I have now brought back over 50 tons of grapes to our winery this season. I drive most of them myself over from the vineyards and I have time to listen to NPR’s local stations and reflect. Over the course of this harvest I have been reminded once more of the extraordinary miracle of fermentation…the absolute and total transformation of sticky sweet squashed watery orbs to heady new wine.
As I drive over the mountain pass that separates Eastern from Western Washington I have come to wonder if the grapes I’m hauling have any clue what lies ahead for them. If I were to tell them they will be tortured with a stemming and crushing and they will be made into wine, would any of them willingly come with me? “Wine” is not a part of what they know and it may not even be a part of their vocabulary (if they have one). The grape’s reason for being is to be a raisin! “Wine… what’s that?” my grapes might say to me as I transport them far from their vineyard homes.

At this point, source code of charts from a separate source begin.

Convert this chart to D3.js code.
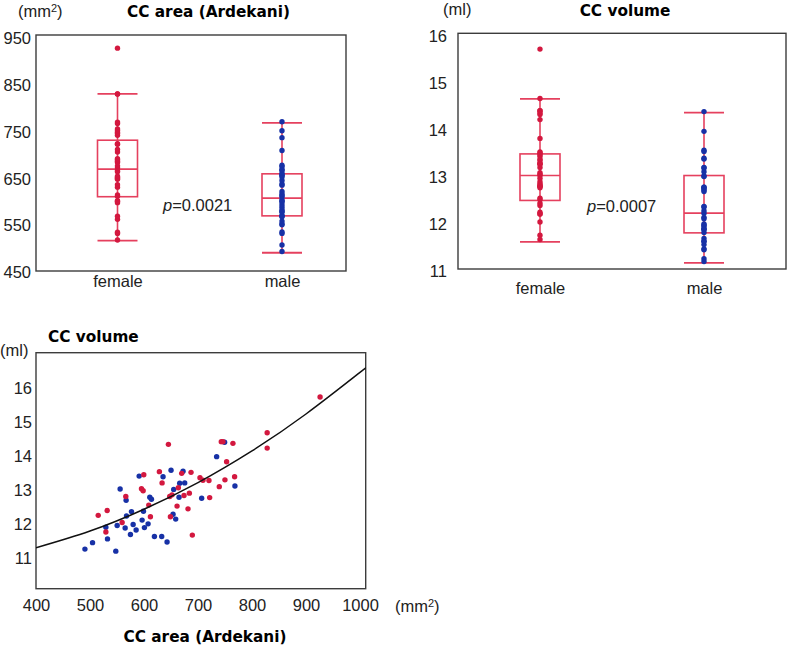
<!DOCTYPE html>
<html><head><meta charset="utf-8">
<script src="https://cdn.jsdelivr.net/npm/d3@7"></script>
<style>body{margin:0;background:#fff}svg{display:block}</style>
</head><body>
<svg id="c" width="787" height="650"></svg>
<script>
// ---------------- data ----------------
const groups = ["female", "male"];
const femaleArea = [515.2,529.4,531.8,559.5,566.3,595.3,598.4,599.6,608.8,611.9,628.5,633.5,645.2,647.6,648.9,651.9,661.2,663.6,669.8,674.1,681.5,684.0,687.1,689.5,703.7,709.2,720.3,721.6,739.4,743.1,746.2,749.9,753.0,764.7,767.8,828.1,828.1,926.1];
const femaleVolume = [12.23,11.74,12.37,12.02,12.78,13.01,12.95,13.42,12.53,12.19,13.51,13.18,14.31,12.78,12.19,12.83,12.50,13.04,13.46,12.81,12.42,12.88,13.49,11.65,13.33,13.26,13.25,12.75,13.07,14.39,14.39,13.27,13.80,14.34,13.36,14.65,14.20,15.70];
const maleArea = [490.6,504.7,529.4,532.4,547.8,550.3,555.8,565.1,566.9,567.6,574.9,576.8,579.9,585.4,591.0,596.5,599.0,600.8,607.6,610.7,613.8,619.3,632.8,635.3,642.7,650.1,653.8,655.0,658.7,664.9,666.1,672.3,675.4,706.8,734.5,749.3,768.4];
const maleVolume = [11.24,11.43,11.88,11.54,11.18,11.93,13.00,11.86,12.67,12.21,11.67,12.34,11.96,11.80,13.38,12.09,12.35,11.87,11.98,12.76,12.70,11.61,11.61,13.36,11.45,13.55,12.26,12.99,12.12,12.76,13.17,13.52,13.18,12.73,13.95,14.37,13.09];
// box stats: [lower whisker, Q1, median, Q3, upper whisker]
const areaBoxFemale = [514, 608, 667, 729, 828];
const areaBoxMale = [488, 567, 605, 657, 766];
const volumeBoxFemale = [11.60, 12.48, 13.01, 13.47, 14.64];
const volumeBoxMale = [11.15, 11.79, 12.21, 13.01, 14.35];
const areaTicks = [450, 550, 650, 750, 850, 950];
const volumeTicks = [11, 12, 13, 14, 15, 16];
const scatterXTicks = [400, 500, 600, 700, 800, 900, 1000];
const fitArea = [400, 500, 600, 700, 800, 900, 1000, 1012];
const fitVolume = [11.28, 11.77, 12.41, 13.19, 14.12, 15.20, 16.42, 16.56];
const pAreaText = "=0.0021";
const pVolumeText = "=0.0007";

// ---------------- style ----------------
const RED = "#d3183f", BLUE = "#1731a6", BOX = "#e5405e", FRAME = "#3c3c3c";
const FONT = "'Liberation Sans', Arial, sans-serif";
const TFONT = "'DejaVu Sans', sans-serif";
const FS = 16.5;
const svg = d3.select("#c");

function unitLabel(x, y, base, sup, close) {
  const t = svg.append("text").attr("x", x).attr("y", y)
    .attr("font-family", FONT).attr("font-size", FS).attr("fill", "#222");
  t.append("tspan").text(base);
  if (sup) {
    t.append("tspan").attr("dy", -5).attr("font-size", 11).text(sup);
    t.append("tspan").attr("dy", 5).text(close);
  }
  return t;
}
function title(x, y, txt, anchor) {
  svg.append("text").attr("x", x).attr("y", y).attr("text-anchor", anchor || "middle")
    .attr("font-family", TFONT).attr("font-weight", "bold").attr("font-size", 15.3)
    .attr("fill", "#000").text(txt);
}

function boxPanel(cfg) {
  const g = svg.append("g");
  const y = d3.scaleLinear().domain(cfg.yDomain).range(cfg.yRange);
  const x = d3.scalePoint().domain(groups).range(cfg.xCenters);
  g.append("rect").attr("x", cfg.frame[0]).attr("y", cfg.frame[1])
    .attr("width", cfg.frame[2] - cfg.frame[0]).attr("height", cfg.frame[3] - cfg.frame[1])
    .attr("fill", "none").attr("stroke", FRAME).attr("stroke-width", 1.4);
  const ya = g.append("g").attr("transform", `translate(${cfg.frame[0]},0)`)
    .call(d3.axisLeft(y).tickValues(cfg.ticks).tickSize(0).tickPadding(cfg.tickPad).tickFormat(d3.format("d")));
  ya.select(".domain").remove();
  ya.selectAll("text").attr("font-family", FONT).attr("font-size", FS).attr("fill", "#222").attr("dy", "0.42em");
  const xa = g.append("g").attr("transform", `translate(0,${cfg.frame[3]})`)
    .call(d3.axisBottom(x).tickSize(0).tickPadding(cfg.xPad));
  xa.select(".domain").remove();
  xa.selectAll("text").attr("font-family", FONT).attr("font-size", FS).attr("fill", "#222");
  const half = 20;
  cfg.boxes.forEach((b, i) => {
    const cx = x(groups[i]);
    g.append("line").attr("x1", cx).attr("x2", cx).attr("y1", y(b[0])).attr("y2", y(b[4]))
      .attr("stroke", BOX).attr("stroke-width", 1.6);
    [b[0], b[4]].forEach(v => g.append("line").attr("x1", cx - half).attr("x2", cx + half)
      .attr("y1", y(v)).attr("y2", y(v)).attr("stroke", BOX).attr("stroke-width", 1.8));
    g.append("rect").attr("x", cx - half).attr("width", 2 * half)
      .attr("y", y(b[3])).attr("height", y(b[1]) - y(b[3]))
      .attr("fill", "none").attr("stroke", BOX).attr("stroke-width", 1.6);
    g.append("line").attr("x1", cx - half).attr("x2", cx + half).attr("y1", y(b[2])).attr("y2", y(b[2]))
      .attr("stroke", BOX).attr("stroke-width", 1.6);
    g.selectAll(null).data(cfg.values[i]).enter().append("circle")
      .attr("cx", cx).attr("cy", d => y(d)).attr("r", 2.7)
      .attr("fill", i === 0 ? RED : BLUE);
  });
  const pt = g.append("text").attr("x", cfg.pPos[0]).attr("y", cfg.pPos[1])
    .attr("font-family", FONT).attr("font-size", FS).attr("fill", "#222");
  pt.append("tspan").attr("font-style", "italic").text("p");
  pt.append("tspan").text(cfg.pText);
}

// ---------------- top-left: CC area ----------------
boxPanel({
  frame: [36, 35, 346, 271],
  yDomain: [450, 950], yRange: [270.5, 37],
  xCenters: [117.5, 282],
  ticks: areaTicks, tickPad: 5, xPad: 4,
  boxes: [areaBoxFemale, areaBoxMale],
  values: [femaleArea, maleArea],
  pPos: [163, 211], pText: pAreaText
});
unitLabel(18, 17, "(mm", "2", ")");
title(208.5, 17, "CC area (Ardekani)");

// ---------------- top-right: CC volume ----------------
boxPanel({
  frame: [458, 33.3, 786, 269],
  yDomain: [11, 16], yRange: [270, 35],
  xCenters: [540, 704],
  ticks: volumeTicks, tickPad: 11, xPad: 13,
  boxes: [volumeBoxFemale, volumeBoxMale],
  values: [femaleVolume, maleVolume],
  pPos: [587, 212], pText: pVolumeText
});
unitLabel(443, 15, "(ml)");
title(625, 16, "CC volume");

// ---------------- bottom: scatter ----------------
(function () {
  const fr = [36, 352.7, 365.7, 588.7];
  const x = d3.scaleLinear().domain([400, 1000]).range([36, 360]);
  const y = d3.scaleLinear().domain([11, 16]).range([557.3, 386.7]);
  const g = svg.append("g");
  g.append("clipPath").attr("id", "clipS").append("rect")
    .attr("x", fr[0]).attr("y", fr[1]).attr("width", fr[2] - fr[0]).attr("height", fr[3] - fr[1]);
  g.append("rect").attr("x", fr[0]).attr("y", fr[1]).attr("width", fr[2] - fr[0]).attr("height", fr[3] - fr[1])
    .attr("fill", "none").attr("stroke", FRAME).attr("stroke-width", 1.4);
  const ya = g.append("g").attr("transform", `translate(${fr[0]},0)`)
    .call(d3.axisLeft(y).tickValues(volumeTicks).tickSize(0).tickPadding(4).tickFormat(d3.format("d")));
  ya.select(".domain").remove();
  ya.selectAll("text").attr("font-family", FONT).attr("font-size", FS).attr("fill", "#222").attr("dy", "0.4em");
  const xa = g.append("g").attr("transform", `translate(0,${fr[3]})`)
    .call(d3.axisBottom(x).tickValues(scatterXTicks).tickSize(0).tickPadding(11).tickFormat(d3.format("d")));
  xa.select(".domain").remove();
  xa.selectAll("text").attr("font-family", FONT).attr("font-size", FS).attr("fill", "#222");
  g.selectAll(null).data(maleArea.map((a, i) => ({ x: a, y: maleVolume[i] }))).enter().append("circle")
    .attr("cx", d => x(d.x)).attr("cy", d => y(d.y)).attr("r", 2.7).attr("fill", BLUE);
  g.selectAll(null).data(femaleArea.map((a, i) => ({ x: a, y: femaleVolume[i] }))).enter().append("circle")
    .attr("cx", d => x(d.x)).attr("cy", d => y(d.y)).attr("r", 2.7).attr("fill", RED);
  const line = d3.line().x(d => x(d)).y((d, i) => y(fitVolume[i])).curve(d3.curveNatural);
  g.append("path").datum(fitArea).attr("d", line).attr("fill", "none")
    .attr("stroke", "#111").attr("stroke-width", 1.5).attr("clip-path", "url(#clipS)");
  unitLabel(0, 356, "(ml)");
  title(48, 342, "CC volume", "start");
  unitLabel(395, 612, "(mm", "2", ")");
  title(205, 642, "CC area (Ardekani)");
})();
</script>
</body></html>
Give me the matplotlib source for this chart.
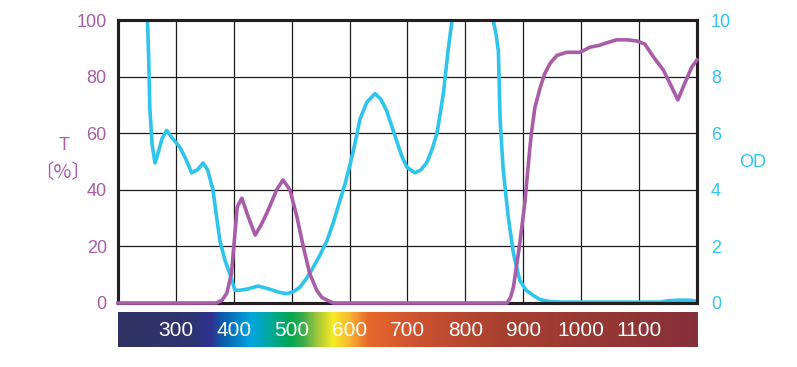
import numpy as np
import matplotlib
matplotlib.use('Agg')
from matplotlib import pyplot as plt
from matplotlib.colors import LinearSegmentedColormap

plt.rcParams['font.family'] = ['Liberation Sans', 'Noto Sans CJK JP', 'DejaVu Sans']

magenta = '#a95ca7'
cyan = '#2ec4ec'

# transmission T (%) vs wavelength (nm)
t_nm = [200, 370, 380, 388, 396, 402, 406, 414, 425, 437, 447, 457, 466, 474, 485, 497,
        509, 520, 531, 543, 552, 561, 572, 872, 878, 883, 894, 903, 911, 914, 920, 929,
        937, 946, 958, 975, 998, 1015, 1030, 1045, 1061, 1080, 1096, 1110, 1125, 1142,
        1153, 1167, 1179, 1191, 1200]
t_val = [0, 0, 1, 3.5, 10.5, 24.5, 34, 37, 30.5, 24, 27.5, 31.7, 36, 40, 43.5, 40,
         30.5, 20, 10.5, 4.6, 2, 1, 0, 0, 2, 5.6, 21, 36, 54, 60, 69, 76,
         81, 84.6, 87.5, 88.6, 88.6, 90.4, 91, 92, 93, 93, 92.6, 91.5, 86.9, 82.3,
         77.7, 71.8, 77.7, 83.4, 85.9]

# optical density OD vs wavelength (nm)
od_nm = [249, 251, 253, 255, 259, 264, 268, 276, 284, 295, 307, 317, 327, 337, 347, 355,
         364, 370, 376, 385, 393, 402, 411, 425, 442, 460, 480, 492, 503, 514, 525, 537,
         549, 561, 572, 583, 592, 601, 610, 618, 630, 644, 654, 664, 672, 681, 690, 699,
         713, 723, 733, 742, 751, 762, 770, 777, 790, 835, 848, 853, 857, 860, 865, 870,
         874, 883, 894, 905, 917, 929, 946, 970, 1000, 1050, 1100, 1136, 1150, 1170, 1185,
         1195, 1200]
od_val = [11, 10, 8.7, 6.9, 5.6, 4.95, 5.2, 5.8, 6.1, 5.8, 5.5, 5.1, 4.6, 4.7, 4.95, 4.7,
          4.0, 3.1, 2.2, 1.5, 1.05, 0.45, 0.45, 0.5, 0.6, 0.5, 0.37, 0.33, 0.4, 0.55, 0.85, 1.25,
          1.7, 2.2, 2.85, 3.6, 4.2, 4.9, 5.7, 6.5, 7.1, 7.4, 7.2, 6.8, 6.3, 5.75, 5.2, 4.8,
          4.6, 4.7, 4.95, 5.4, 6.0, 7.4, 8.9, 10, 11, 11, 10, 9.5, 8.9, 6.5, 4.8, 3.8,
          3.05, 1.75, 0.8, 0.45, 0.27, 0.12, 0.05, 0.03, 0.03, 0.03, 0.03, 0.03, 0.08, 0.1, 0.1,
          0.08, 0.05]

t_ticks = [0, 20, 40, 60, 80, 100]
od_ticks = [0, 2, 4, 6, 8, 10]
grid_nm = [300, 400, 500, 600, 700, 800, 900, 1000, 1100]

# spectrum strip
bar_labels = ['300', '400', '500', '600', '700', '800', '900', '1000', '1100']
spec_stops = [0.0, 0.124, 0.159, 0.181, 0.228, 0.262, 0.297, 0.320, 0.344, 0.371, 0.401,
              0.430, 0.516, 0.660, 1.0]
spec_colors = ['#2f3262', '#2f3470', '#2e3190', '#0b5eab', '#00a5e0', '#00a99a', '#00a651',
               '#3fae49', '#a8c83a', '#f7ec23', '#f8b133', '#e8692b', '#cc5231', '#a8402f',
               '#85303a']

fig = plt.figure(figsize=(7.97, 3.67), dpi=100)

ax_od = fig.add_axes([0.148, 0.1744, 0.7265, 0.771])
ax_t = ax_od.twinx()

ax_od.plot(od_nm, od_val, color=cyan, lw=2.6, solid_joinstyle='round')
ax_od.set_ylim(0, 10)
ax_od.set_xlim(200, 1200)
ax_od.set_yticks(od_ticks)
ax_od.yaxis.tick_right()
ax_od.tick_params(axis='y', colors=cyan, labelsize=13, length=0, pad=10)
ax_od.set_xticks(grid_nm)
ax_od.tick_params(axis='x', length=0, labelbottom=False)
ax_od.grid(True, color='#1a1a1a', lw=0.9)
ax_od.set_axisbelow(True)

ax_t.plot(t_nm, t_val, color=magenta, lw=2.6, clip_on=False, zorder=5, solid_joinstyle='round')
ax_t.set_ylim(0, 100)
ax_t.set_yticks(t_ticks)
ax_t.yaxis.tick_left()
ax_t.tick_params(axis='y', colors=magenta, labelsize=13, length=0, pad=8)

for a in (ax_od, ax_t):
    for s in a.spines.values():
        s.set_linewidth(2.2)
        s.set_color('#231f20')

fig.text(0.080, 0.603, 'T', color=magenta, fontsize=13, ha='center', va='center')
fig.text(0.078, 0.531, '〔%〕', color=magenta, fontsize=14, ha='center', va='center',
         family=['Noto Sans CJK JP', 'DejaVu Sans'])
fig.text(0.944, 0.556, 'OD', color=cyan, fontsize=13, ha='center', va='center')

# spectrum colour bar
ax_bar = fig.add_axes([0.148, 0.0545, 0.7265, 0.0954])
cmap = LinearSegmentedColormap.from_list('spec', list(zip(spec_stops, spec_colors)))
ax_bar.imshow(np.linspace(0, 1, 512).reshape(1, -1), cmap=cmap, aspect='auto',
              extent=[200, 1200, 0, 1])
ax_bar.set_xlim(200, 1200)
ax_bar.set_ylim(0, 1)
ax_bar.axis('off')
for lab, x in zip(bar_labels, grid_nm):
    ax_bar.text(x, 0.47, lab, color='white', fontsize=15, ha='center', va='center')

fig.savefig('out.png', dpi=100)
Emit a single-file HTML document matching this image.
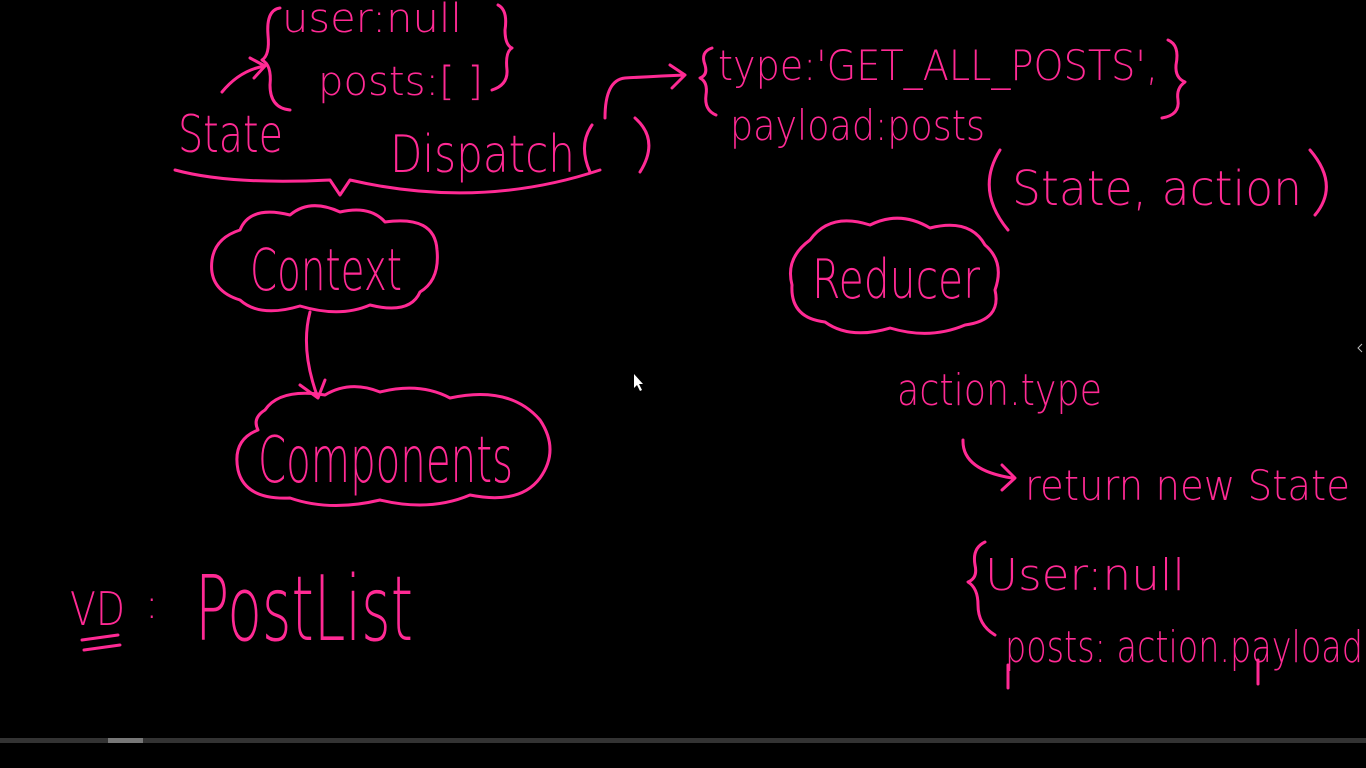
<!DOCTYPE html>
<html><head><meta charset="utf-8"><style>
html,body{margin:0;padding:0;background:#000;width:1366px;height:768px;overflow:hidden}
svg{display:block}
text{font-family:"DejaVu Sans","Liberation Sans",sans-serif;fill:#ff2a94;font-weight:200}
.s{fill:none;stroke:#ff2a94;stroke-width:3;stroke-linecap:round;stroke-linejoin:round}
</style></head><body>
<svg width="1366" height="768" viewBox="0 0 1366 768">
<rect width="1366" height="768" fill="#000"/>
<!-- top state object -->
<text x="282" y="32" font-size="40" textLength="180" lengthAdjust="spacingAndGlyphs">user:null</text>
<text x="318" y="95" font-size="40" textLength="165" lengthAdjust="spacingAndGlyphs">posts:[ ]</text>
<path class="s" d="M280,8 Q266,10 268,35 Q270,55 262,60 Q272,65 270,85 Q270,108 290,110"/>
<path class="s" d="M498,5 Q508,10 505,30 Q505,45 512,48 Q505,52 507,70 Q508,85 492,90"/>
<path class="s" d="M222,92 Q240,70 265,66 M250,58 L265,66 L254,78"/>
<text x="178" y="152" font-size="52" textLength="105" lengthAdjust="spacingAndGlyphs">State</text>
<text x="390" y="172" font-size="52" textLength="185" lengthAdjust="spacingAndGlyphs">Dispatch</text>
<path class="s" d="M592,125 Q578,145 590,172 M635,118 Q660,140 640,172"/>
<path class="s" d="M175,170 Q230,185 330,180 L340,195 L350,180 Q480,210 600,170"/>
<path class="s" d="M605,118 Q605,80 625,78 Q660,76 685,75 M670,65 L685,75 L672,88"/>
<!-- action object -->
<path class="s" d="M712,48 Q700,52 705,65 Q708,75 700,78 Q708,82 706,95 Q704,110 716,115"/>
<text x="718" y="80" font-size="42" textLength="440" lengthAdjust="spacingAndGlyphs">type:'GET_ALL_POSTS',</text>
<text x="730" y="140" font-size="42" textLength="255" lengthAdjust="spacingAndGlyphs">payload:posts</text>
<path class="s" d="M1168,40 Q1180,45 1176,65 Q1175,78 1185,82 Q1176,88 1178,100 Q1180,115 1162,118"/>
<path class="s" d="M1000,150 Q975,190 1008,230 M1310,150 Q1340,185 1315,215"/>
<text x="1012" y="205" font-size="48" textLength="290" lengthAdjust="spacingAndGlyphs">State, action</text>
<!-- Context cloud -->
<path class="s" d="M240,230 Q250,205 290,215 Q310,198 340,212 Q370,205 385,222 Q435,215 437,250 Q440,280 420,292 Q410,315 370,305 Q340,318 300,306 Q260,318 240,300 Q208,290 212,260 Q215,238 240,230 Z"/>
<text x="250" y="290" font-size="58" textLength="152" lengthAdjust="spacingAndGlyphs">Context</text>
<path class="s" d="M310,312 Q300,350 318,398 M300,385 L318,398 L325,380"/>
<!-- Components cloud -->
<path class="s" d="M265,410 Q280,388 325,395 Q350,380 380,392 Q420,382 450,398 Q510,385 540,420 Q560,450 540,478 Q520,505 470,495 Q430,512 380,500 Q330,512 290,498 Q245,500 238,470 Q232,440 258,430 Q252,418 265,410 Z"/>
<text x="258" y="482" font-size="64" textLength="255" lengthAdjust="spacingAndGlyphs">Components</text>
<!-- Reducer cloud -->
<path class="s" d="M810,240 Q830,212 870,225 Q900,210 930,228 Q970,218 985,245 Q1005,262 995,290 Q1002,320 965,325 Q930,340 890,328 Q850,340 825,322 Q790,318 792,285 Q785,258 810,240 Z"/>
<text x="812" y="298" font-size="54" textLength="168" lengthAdjust="spacingAndGlyphs">Reducer</text>
<text x="897" y="405" font-size="44" textLength="205" lengthAdjust="spacingAndGlyphs">action.type</text>
<path class="s" d="M963,440 Q962,470 1012,478 M1002,465 L1015,478 L1002,490"/>
<text x="1025" y="500" font-size="42" textLength="325" lengthAdjust="spacingAndGlyphs">return new State</text>
<path class="s" d="M985,542 Q972,548 975,565 Q978,578 968,582 Q978,588 978,605 Q978,625 995,635"/>
<text x="985" y="590" font-size="44" textLength="200" lengthAdjust="spacingAndGlyphs">User:null</text>
<text x="1005" y="662" font-size="44" textLength="358" lengthAdjust="spacingAndGlyphs">posts: action.payload</text>
<path class="s" d="M1008,665 L1008,688 M1258,660 L1258,684"/>
<!-- VD : PostList -->
<text x="70" y="625" font-size="46" textLength="55" lengthAdjust="spacingAndGlyphs">VD</text>
<text x="145" y="618" font-size="40">:</text>
<path class="s" d="M82,640 L118,635 M84,650 L120,645"/>
<text x="195" y="640" font-size="90" textLength="218" lengthAdjust="spacingAndGlyphs">PostList</text>
<!-- cursor -->
<path d="M634,374 L634,388 L637,385 L640,391 L642,390 L639,384 L643,384 Z" fill="#fff"/>
<path d="M1362,344 L1358,348 L1362,352" fill="none" stroke="#bbb" stroke-width="1"/>
<!-- bottom bar -->
<rect x="0" y="738" width="1366" height="5" fill="#333"/>
<rect x="108" y="738" width="35" height="5" fill="#777"/>
</svg>
</body></html>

Yesterday, was the twelfth anniversary of my mother’s death from early-onset Alzheimer’s. “Resurrection” of the body as some Creeds ask to believe, is something she would hardly want. She was a walking pathology textbook for most of her life.
I think, perhaps, a new wine awaits us that is beyond our mortal abilities to even conceive. We are grapes without a conception of what wine is. As I get older with each vintage I am going to try and not become an old raisin and remember that my raison for being lies somewhere in a new wine to come that I cannot begin to fathom.